Selain itu, algoritma juga rentan terhadap manipulasi dan bias. Pengguna mungkin mencoba "mempercantik" profil mereka agar terlihat lebih menarik, atau bahkan berbohong tentang identitas mereka. Algoritma juga bisa dipengaruhi oleh data historis yang mungkin mencerminkan bias gender atau rasial. Hal ini dapat menyebabkan diskriminasi dan memperkuat stereotip yang tidak sehat.
Meski demikian, tidak dapat dipungkiri bahwa teknologi telah mengubah cara kita mencari dan membangun hubungan. Aplikasi kencan telah membuka pintu bagi banyak orang yang mungkin kesulitan bertemu dengan pasangan secara tradisional, terutama bagi mereka yang memiliki kesibukan tinggi, tinggal di daerah terpencil, atau memiliki preferensi yang spesifik. Teknologi juga memungkinkan kita untuk terhubung dengan orang-orang dari seluruh dunia, memperluas cakrawala pencarian cinta kita.

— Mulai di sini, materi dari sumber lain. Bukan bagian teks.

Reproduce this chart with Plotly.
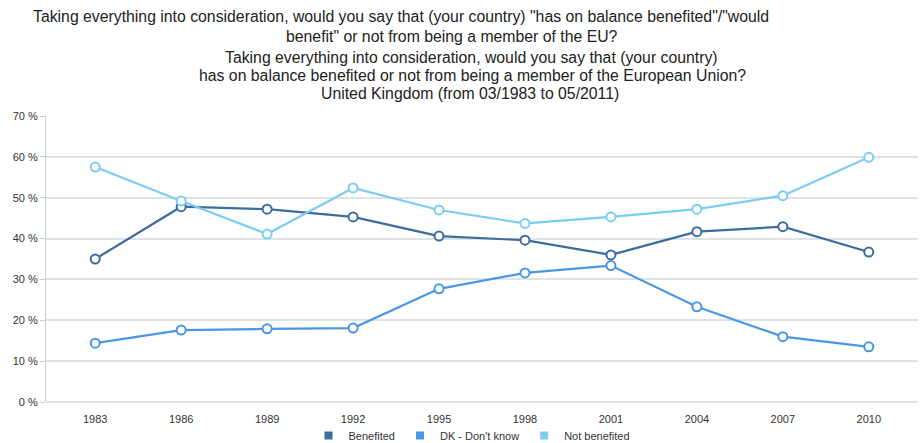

Lalu, bagaimana seharusnya kita memanfaatkan teknologi dalam urusan asmara? Kuncinya adalah menggunakan algoritma sebagai alat bantu, bukan sebagai penentu utama. Jangan terlalu bergantung pada hasil pencocokan yang diberikan oleh aplikasi. Tetaplah terbuka terhadap kemungkinan tak terduga dan percayalah pada intuisi Anda. Ingatlah bahwa cinta sejati tidak bisa diprediksi atau dihitung. Ia membutuhkan waktu, usaha, dan keberanian untuk membangun koneksi yang autentik dan bermakna.

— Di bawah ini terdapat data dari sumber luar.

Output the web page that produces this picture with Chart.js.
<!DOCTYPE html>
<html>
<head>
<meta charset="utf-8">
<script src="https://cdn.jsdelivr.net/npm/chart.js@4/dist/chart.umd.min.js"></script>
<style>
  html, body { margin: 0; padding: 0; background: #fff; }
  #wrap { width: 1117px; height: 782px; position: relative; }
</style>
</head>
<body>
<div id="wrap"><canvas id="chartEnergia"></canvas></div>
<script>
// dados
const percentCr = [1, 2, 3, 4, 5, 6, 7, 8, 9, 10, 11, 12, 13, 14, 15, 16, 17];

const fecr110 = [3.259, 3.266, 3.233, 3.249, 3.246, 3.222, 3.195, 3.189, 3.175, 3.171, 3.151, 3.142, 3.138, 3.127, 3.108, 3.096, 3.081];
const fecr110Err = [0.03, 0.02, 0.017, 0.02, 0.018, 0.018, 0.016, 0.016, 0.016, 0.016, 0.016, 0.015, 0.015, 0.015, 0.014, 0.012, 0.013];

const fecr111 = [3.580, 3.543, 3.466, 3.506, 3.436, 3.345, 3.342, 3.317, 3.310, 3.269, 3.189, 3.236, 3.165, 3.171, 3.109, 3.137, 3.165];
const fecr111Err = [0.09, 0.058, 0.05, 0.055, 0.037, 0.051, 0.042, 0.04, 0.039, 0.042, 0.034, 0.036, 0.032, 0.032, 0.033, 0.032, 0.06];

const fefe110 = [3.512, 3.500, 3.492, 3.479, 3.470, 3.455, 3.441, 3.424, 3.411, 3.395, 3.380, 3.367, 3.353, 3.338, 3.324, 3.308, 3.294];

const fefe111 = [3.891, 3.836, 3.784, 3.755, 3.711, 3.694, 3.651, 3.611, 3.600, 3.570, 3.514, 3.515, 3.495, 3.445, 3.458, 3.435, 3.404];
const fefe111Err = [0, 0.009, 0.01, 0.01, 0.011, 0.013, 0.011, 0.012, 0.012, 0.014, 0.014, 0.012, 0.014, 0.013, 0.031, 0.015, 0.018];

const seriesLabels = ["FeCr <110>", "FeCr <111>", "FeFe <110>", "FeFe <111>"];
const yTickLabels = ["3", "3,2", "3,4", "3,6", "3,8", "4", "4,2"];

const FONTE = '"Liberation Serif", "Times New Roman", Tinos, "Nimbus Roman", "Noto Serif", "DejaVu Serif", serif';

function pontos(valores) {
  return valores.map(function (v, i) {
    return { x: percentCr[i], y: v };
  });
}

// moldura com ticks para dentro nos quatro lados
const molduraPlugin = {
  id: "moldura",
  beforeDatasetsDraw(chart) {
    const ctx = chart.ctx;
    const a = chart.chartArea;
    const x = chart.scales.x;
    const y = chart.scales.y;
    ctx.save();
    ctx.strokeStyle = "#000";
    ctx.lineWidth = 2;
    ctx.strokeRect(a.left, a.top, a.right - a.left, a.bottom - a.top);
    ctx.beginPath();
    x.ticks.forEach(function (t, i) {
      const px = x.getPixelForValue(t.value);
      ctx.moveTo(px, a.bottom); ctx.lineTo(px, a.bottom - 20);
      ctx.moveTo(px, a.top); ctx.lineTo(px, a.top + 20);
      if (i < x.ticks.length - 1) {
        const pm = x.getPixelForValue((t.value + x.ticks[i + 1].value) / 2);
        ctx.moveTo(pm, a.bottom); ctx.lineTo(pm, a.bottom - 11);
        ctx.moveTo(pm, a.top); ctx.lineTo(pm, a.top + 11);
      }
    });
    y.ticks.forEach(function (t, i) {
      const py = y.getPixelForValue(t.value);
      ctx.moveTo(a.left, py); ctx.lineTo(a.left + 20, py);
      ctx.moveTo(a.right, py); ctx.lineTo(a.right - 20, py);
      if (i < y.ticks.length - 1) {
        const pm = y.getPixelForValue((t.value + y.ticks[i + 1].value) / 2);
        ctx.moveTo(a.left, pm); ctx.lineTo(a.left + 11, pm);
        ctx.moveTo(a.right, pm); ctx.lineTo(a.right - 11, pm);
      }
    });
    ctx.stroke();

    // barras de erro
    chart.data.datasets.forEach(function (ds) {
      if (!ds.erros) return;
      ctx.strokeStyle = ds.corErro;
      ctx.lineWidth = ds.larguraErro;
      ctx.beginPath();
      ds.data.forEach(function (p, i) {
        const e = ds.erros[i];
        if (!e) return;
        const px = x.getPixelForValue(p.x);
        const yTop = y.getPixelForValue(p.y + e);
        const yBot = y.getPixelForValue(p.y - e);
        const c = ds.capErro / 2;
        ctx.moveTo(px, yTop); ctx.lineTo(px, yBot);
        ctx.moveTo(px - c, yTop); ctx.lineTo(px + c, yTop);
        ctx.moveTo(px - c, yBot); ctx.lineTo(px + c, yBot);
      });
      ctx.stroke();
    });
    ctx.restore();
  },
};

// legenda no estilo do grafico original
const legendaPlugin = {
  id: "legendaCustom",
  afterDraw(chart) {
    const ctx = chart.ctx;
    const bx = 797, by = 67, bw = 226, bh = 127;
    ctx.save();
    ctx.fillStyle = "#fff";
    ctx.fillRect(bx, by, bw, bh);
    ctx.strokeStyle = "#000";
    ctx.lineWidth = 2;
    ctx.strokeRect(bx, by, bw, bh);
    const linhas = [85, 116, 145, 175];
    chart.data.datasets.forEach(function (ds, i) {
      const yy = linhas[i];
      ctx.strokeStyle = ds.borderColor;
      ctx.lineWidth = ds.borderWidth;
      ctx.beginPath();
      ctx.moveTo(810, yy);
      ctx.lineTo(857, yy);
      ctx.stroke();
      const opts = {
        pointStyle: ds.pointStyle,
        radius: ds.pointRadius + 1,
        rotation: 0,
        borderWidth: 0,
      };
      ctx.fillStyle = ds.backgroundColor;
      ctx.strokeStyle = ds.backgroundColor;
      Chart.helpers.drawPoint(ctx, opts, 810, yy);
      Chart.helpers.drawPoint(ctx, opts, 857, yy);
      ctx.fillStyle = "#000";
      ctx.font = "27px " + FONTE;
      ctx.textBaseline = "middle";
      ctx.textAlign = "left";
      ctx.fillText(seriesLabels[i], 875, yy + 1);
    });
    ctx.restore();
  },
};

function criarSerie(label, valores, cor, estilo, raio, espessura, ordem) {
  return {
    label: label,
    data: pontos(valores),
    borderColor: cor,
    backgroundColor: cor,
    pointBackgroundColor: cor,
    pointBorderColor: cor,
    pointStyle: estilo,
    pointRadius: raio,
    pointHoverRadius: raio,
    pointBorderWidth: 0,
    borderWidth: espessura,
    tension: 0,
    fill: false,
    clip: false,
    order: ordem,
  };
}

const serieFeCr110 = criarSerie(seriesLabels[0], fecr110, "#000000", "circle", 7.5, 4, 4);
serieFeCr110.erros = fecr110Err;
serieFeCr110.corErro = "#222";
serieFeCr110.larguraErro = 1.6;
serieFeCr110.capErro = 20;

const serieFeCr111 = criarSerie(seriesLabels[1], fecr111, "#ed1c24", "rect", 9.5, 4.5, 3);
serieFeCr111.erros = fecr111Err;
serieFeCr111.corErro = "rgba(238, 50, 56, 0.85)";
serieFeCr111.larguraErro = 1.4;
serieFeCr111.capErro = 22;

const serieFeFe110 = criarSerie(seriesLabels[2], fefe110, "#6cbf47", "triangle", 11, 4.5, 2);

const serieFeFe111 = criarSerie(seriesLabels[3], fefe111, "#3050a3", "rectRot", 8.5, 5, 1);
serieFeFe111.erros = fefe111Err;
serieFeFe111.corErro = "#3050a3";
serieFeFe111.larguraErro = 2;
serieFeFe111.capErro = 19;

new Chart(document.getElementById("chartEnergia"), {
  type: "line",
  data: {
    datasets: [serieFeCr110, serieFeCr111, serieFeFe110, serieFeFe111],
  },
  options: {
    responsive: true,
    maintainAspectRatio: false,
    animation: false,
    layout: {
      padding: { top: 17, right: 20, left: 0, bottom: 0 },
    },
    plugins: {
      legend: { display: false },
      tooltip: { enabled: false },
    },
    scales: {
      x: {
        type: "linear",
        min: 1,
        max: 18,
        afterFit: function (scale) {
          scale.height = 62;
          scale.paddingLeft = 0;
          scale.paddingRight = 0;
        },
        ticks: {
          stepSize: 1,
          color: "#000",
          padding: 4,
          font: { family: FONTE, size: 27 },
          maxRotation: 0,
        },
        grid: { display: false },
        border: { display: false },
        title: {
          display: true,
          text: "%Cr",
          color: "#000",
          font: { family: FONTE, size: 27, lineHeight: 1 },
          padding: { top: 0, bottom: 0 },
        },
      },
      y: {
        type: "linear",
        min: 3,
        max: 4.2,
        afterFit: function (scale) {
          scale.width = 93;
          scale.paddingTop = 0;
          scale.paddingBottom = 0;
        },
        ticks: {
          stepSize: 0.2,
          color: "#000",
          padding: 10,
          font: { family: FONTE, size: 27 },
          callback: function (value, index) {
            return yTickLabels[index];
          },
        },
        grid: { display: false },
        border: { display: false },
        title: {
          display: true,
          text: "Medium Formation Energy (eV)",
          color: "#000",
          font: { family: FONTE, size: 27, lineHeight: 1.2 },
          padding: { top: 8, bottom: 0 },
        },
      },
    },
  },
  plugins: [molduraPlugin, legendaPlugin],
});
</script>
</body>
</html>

Selain itu, penting untuk menjaga ekspektasi yang realistis. Aplikasi kencan bukanlah solusi instan untuk kesepian atau masalah hubungan. Ia hanyalah salah satu cara untuk bertemu dengan orang baru. Keberhasilan dalam menemukan cinta sejati tetap bergantung pada kemampuan kita untuk membangun hubungan yang sehat, berkomunikasi secara efektif, dan menerima diri kita sendiri dan orang lain apa adanya.
Di tengah hiruk pikuk algoritma asmara, penting untuk tidak melupakan nilai-nilai tradisional seperti kejujuran, empati, dan kesabaran. Cinta sejati bukan tentang menemukan orang yang "sempurna" sesuai dengan kriteria yang ditetapkan oleh algoritma, tetapi tentang menemukan seseorang yang bersedia tumbuh dan berkembang bersama kita, menerima kekurangan kita, dan mencintai kita apa adanya. Mungkin saja, sentuhan teknologi bisa mengantarkan kita pada pertemuan awal, namun cinta sejati tetap membutuhkan sentuhan hati yang tulus dan keberanian untuk menjalani perjalanan bersama.